Carignano — Carignan in France — is a late-ripening grape that is susceptible to humidity, mildew and rot in most parts of the world. But the grape thrives to perfection in Sardinia’s hot, sunny climate. The only concern, as Santarelli tells it, is to pick the grape at the height of its ripeness.
“The sandy soils are poor for tannins so it is important that we get the best grape from the vineyard,” says the University of Piacenza graduate. If the structure is there, the winemaker can build the composition, he adds.

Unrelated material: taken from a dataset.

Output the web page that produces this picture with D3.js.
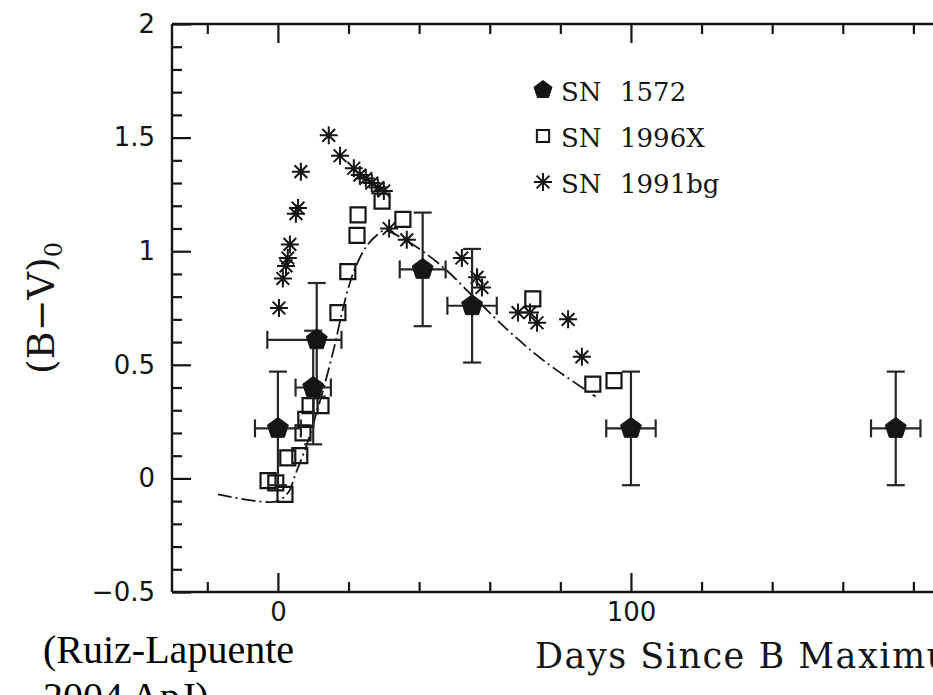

Santarelli cites the cellar’s success to the “great scientific capacity” of Dr. Giacomo Tachis, the respected Italian winemaker who saw the potential in the Carignano grape. Tachis is known for creating the famous Super Tuscan wine, Tenuta San Guido.
Santarelli says he has benefitted from Tachis’ influence.
“The No. 1 goal is to produce outstanding quality,” says Santarelli. “Our philosophy at the winery is to work harder to produce a good base wine. You pay attention to every detail, in the vineyard and in the cellar. Everything gets better from there.”
Judging from Santadi’s 2008 Terre Brune Carignano Superiore, Santarelli is mastering the recipe for success. The wine is excellent, from its deep, ruby color to the blackberry fruit and spices spinning complex flavors from sip to swallow. We drank it with a divine dish of balsamic braised short rib of beef, Roman semolina gnocchi, and broccoli rabe with preserved lemon glaze. Mamma mia, how beautiful!
The wine is difficult to find in Massachusetts although that is likely to change as soon as a distributor comes on board. Santadi produced 70,000 bottles of the 2010 vintage, which Santarelli called a “classic growing season.” He said 300 six-packs of Terre Brune should be circulating in the area with more to come in the future. The suggested cost is $65 to $75 a bottle.
While Terre Brune was the star performer of the tasting — in my opinion — it wasn’t without strong competition. Here are other Carignano del Sulcis wines worth trying.
• Sardus Pater Carignano del Sulcis Is Arenas Riserva, $45 — Sant’ Antioco is an island municipality of Sardinia dating back to the fifth millennium BC where the grapes for this warm, luxuriant wine are grown on 80-year-old vines. Very appealing in every way.
• Cantina Mesa Buio Buio Isola dei Nuraghi IGT, $25 — Like the nuraghi stone towers built in the Bronze Age that still dot the landscape, this spicy Carignano is made to age with velvety grace. It’s the one to buy for taste, texture and value.
• Cantina dal Calsetta Tupei, $16 — There’s no hint of cutting corners from this entry level Carignano. I was delighted to taste so much fresh berry fruit and energy in the glass.
• AgriPunica Barrua Isola de Nuraghi IGT, $55 — A modern blend of Carignano, Cabernet Sauvignon and Merlot, it’s a multi-layered mix of dark cherry, black licorice and herbs. Elegant and satisfying. Kobrand is the U.S. distributor.